George Bernard Shaw, in his famous play, Pygmalion, dilates upon the transformative effect of one's expectations and treatment upon others. In the play, Henry Higgins, a professor of phonetics, asserts his confidence in his skill to teach phonetics that he can even train a poor cockney flower girl, Eliza Dolittle, to pass for a duchess. But his emphasis is on teaching the accent without treating her with respect. Eliza exclaims: "The difference between a lady and a flower girl is not how she behaves, but how she's treated."

However, Colonel Pickering, also a professor of phonetics, treats Eliza considerately throughout the play, that's why she thanks him: "I shall always be a flower girl to Professor Higgins, because he always treats me as a flower girl, and always will; but I know I can be a lady to you, because you always treat me as a lady, and always will."

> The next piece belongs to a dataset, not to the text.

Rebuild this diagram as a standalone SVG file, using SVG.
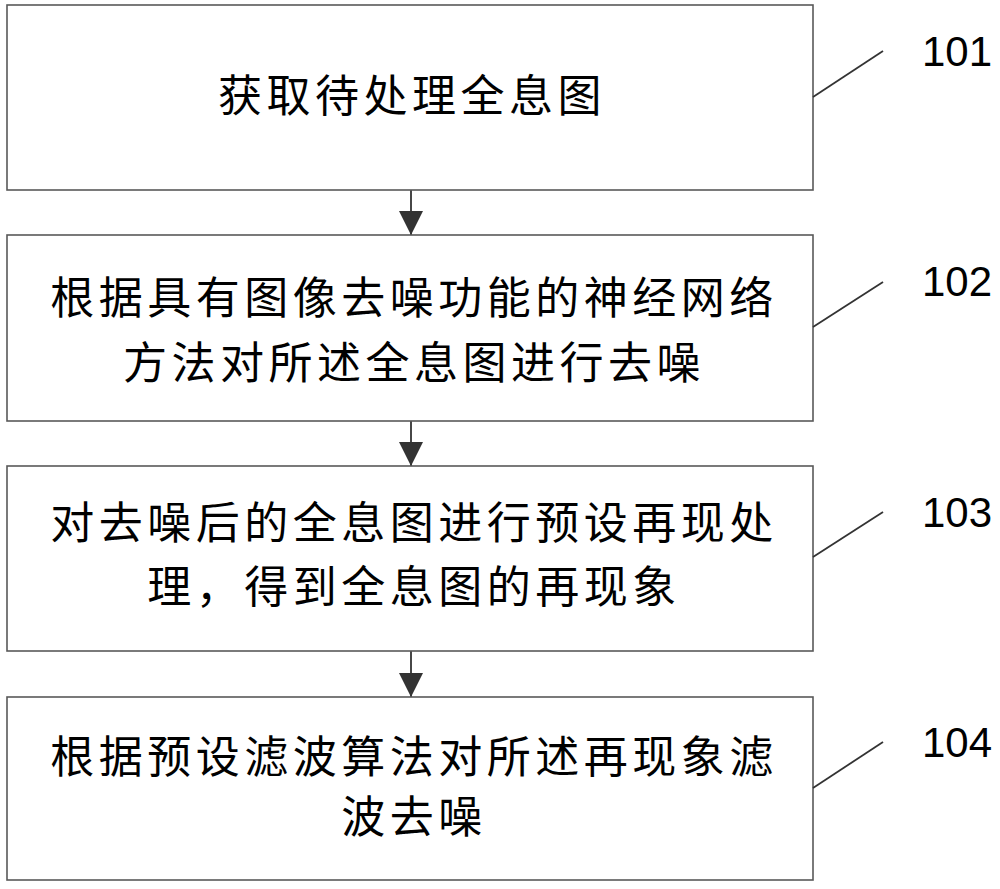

The expectations teachers have of their students inevitably affect the way that teachers interact with them, which ultimately leads to changes in the students' behaviour and attitude. The work of Robert Rosenthal and Lenore Jacobson shows that teachers' expectations influence students' performance positively, and they describe this phenomenon as the Pygmalion Effect. They discovered it in a groundbreaking study in the 1960s in their book, Pygmalion in the Classroom.

In an experiment, Rosenthal apprises teachers that they are being given a group of students who have aced a very special test from Harvard, and the test has predicted that the students are intellectual bloomers. But actually, the students were randomly picked from various classes, having nothing to distinguish them from others.

After following up for two years the students and their progress, he finds that the teachers' expectations of these students to perform excellently have affected the students positively. He writes: "If teachers had been led to expect greater gains in IQ, then increasingly, those kids gained more IQ."

Rosenthal wanted to unearth the link between expectations and IQ. He conducted more research and discovered that expectations condition teachers' every interaction with the students in innumerable invisible ways. The teachers gave everything to the students, the prerequisites for success: more time to answer questions, more specific feedback, and more approval. They patted students encouragingly and passed smiles generously. "The expectations of one person can positively affect another person's performance, particularly if that is communicated through social cues such as body language and tone of voice," he avers.

Actually, we are the incarnation of the Golem Effect, the opposite of the Pygmalion Effect. As per Golem Effect, our low expectations of others bring about corresponding low response from others. The educators particularly at public educational institutions have in their subconscious the poor view of the students hailing from humble background, they label them hopeless cases, under-achievers or trouble-makers, not made to excel and etch their mark at higher levels. "The way you see people is the way you treat them, and the way you treat them is what they become," says Goethe.

Even though American developmental psychologist Howard Gardner first proposed the idea of multiple intelligences in 1983, we are still adamant on treating intelligence as a Boolean variable: one is intelligent or not. His theory postulates eight distinct types of intelligence, each of which can exist without the others.

The teachers who respect diversity in students' abilities are becoming extinct. One-size-fits-all pedagogy ignores this diversity. Teachers' expectations prove self-fulfilling prophecies. Rosenthal and Jacobson discover: "The results of the study suggest that reality can be altered by the mere expectation of a certain behaviour."